Attribute-value pairs
Attribute-value pairs contain information about items in the information commons.
You might think of an attribute as a box in a form to be filled in, and a value as the thing you write in the box as you fill in the form.
For example, name might be an attribute and John Smith might be the value you fill in.
telephone_number might be another attribute and 650 723-1691 might be the value you fill in.
This gives rise to the attribute-value pairs
name: John Smith
telephone_number: 650 723-1691
It's easy to imagine that lots more information about a person could be represented using attributes and values - address, date_of_birth, nationality, and even favorite_color.

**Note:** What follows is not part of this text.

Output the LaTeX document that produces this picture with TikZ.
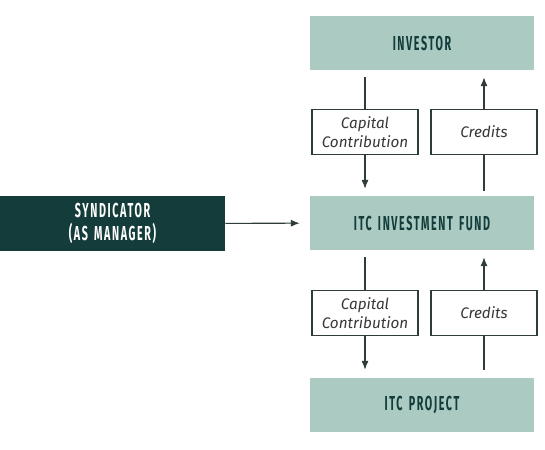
\documentclass[tikz,border=0pt]{standalone}
\usepackage{fontspec}
\setmainfont{Fira Sans}
\newfontfamily\capfont[FakeStretch=0.53,LetterSpace=8,WordSpace=1.5]{Fira Sans}
\usepackage{tikz}
\usetikzlibrary{positioning,arrows.meta,calc}
\definecolor{teallight}{HTML}{AACAC2}
\definecolor{tealdark}{HTML}{133C3A}
\definecolor{inkline}{HTML}{2E3D3C}

\begin{document}
\begin{tikzpicture}[
  x=0.02cm, y=-0.02cm,
  >={Latex[length=5pt,width=4pt]},
  party/.style={fill=teallight,text=tealdark,minimum width=4.48cm,minimum height=1.08cm,
    inner sep=0pt,font=\capfont\bfseries\fontsize{11.5}{13.5}\selectfont},
  mgr/.style={party,fill=tealdark,text=white,minimum width=4.5cm,minimum height=1.1cm,align=center},
  flow/.style={draw=inkline,line width=0.6pt,fill=white,text=black!78,minimum width=2.12cm,
    minimum height=0.9cm,inner sep=0pt,align=center,
    font=\itshape\fontsize{8.7}{11}\selectfont},
  conn/.style={draw=inkline,line width=0.6pt}
]
\useasboundingbox (0,0) rectangle (545,450);

% --- parties on the right ---
\node[party] (inv)  at (422,43)  {INVESTOR};
\node[party] (fund) at (422,223) {ITC INVESTMENT FUND};
\node[party] (proj) at (422,405) {ITC PROJECT};

% --- manager on the left ---
\node[mgr] (synd) at (112.5,223.5) {SYNDICATOR\\(AS MANAGER)};

% --- flow labels ---
\node[flow] (cap1) at (365,132) {Capital\\Contribution};
\node[flow] (cred1) at (484,132) {Credits};
\node[flow] (cap2) at (365,313) {Capital\\Contribution};
\node[flow] (cred2) at (484,313) {Credits};

% --- investor <-> fund ---
\draw[conn,shorten <=0.14cm] (inv.south -| cap1) -- (cap1);
\draw[conn,->,shorten >=0.14cm] (cap1) -- (fund.north -| cap1);
\draw[conn,shorten <=0.1cm] (fund.north -| cred1) -- (cred1);
\draw[conn,->,shorten >=0.14cm] (cred1) -- (inv.south -| cred1);

% --- fund <-> project ---
\draw[conn,shorten <=0.14cm] (fund.south -| cap2) -- (cap2);
\draw[conn,->,shorten >=0.16cm] (cap2) -- (proj.north -| cap2);
\draw[conn,shorten <=0.16cm] (proj.north -| cred2) -- (cred2);
\draw[conn,->,shorten >=0.14cm] (cred2) -- (fund.south -| cred2);

% --- manager arrow ---
\draw[conn,->,shorten >=0.2cm] (synd) -- (fund);
\end{tikzpicture}
\end{document}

By gathering together all the attributes and values that refer to the same object, and collecting this bundle of information under a unique address, we obtain a u-form.
Formats for attributes and values
An attribute is any
UTF-8 string. Attributes are case insensitive --- that is, a u-form cannot have the attributes "Height" and "height". Conventionally we lower-case all attributes.
A value can be any binary value of a known length. Conventionally we use
Visage Standard Message Format (see also VSMF) to encode data. Many implementations use VSMF as the native 'language' of their API, so that storing a non-VSMF value would require encapsulating it in a VMSF structure.
VSMF is a powerful recursive type system, capable of serializing a wide variety of common structures, including simple types like integers and strings, as well as container types like u-form and e-forms (dictionaries) and lists. VSMF is so powerful that there is a large amount of representational redundancy, and implementations must take care to handle "similar" VSMF types (e.g., big-endian short integer and small-endian short integer, or heterogeneous and homogenous arrays) equivalently when necessary. The VSMF type system is extensible, and it is designed so that nested values of unknown type can be skipped.
Attribute namespaces are defined by roles. There is a proposal for type-enhanced roles which define the range of acceptable value for a given attribute in a role, but it has never been implemented.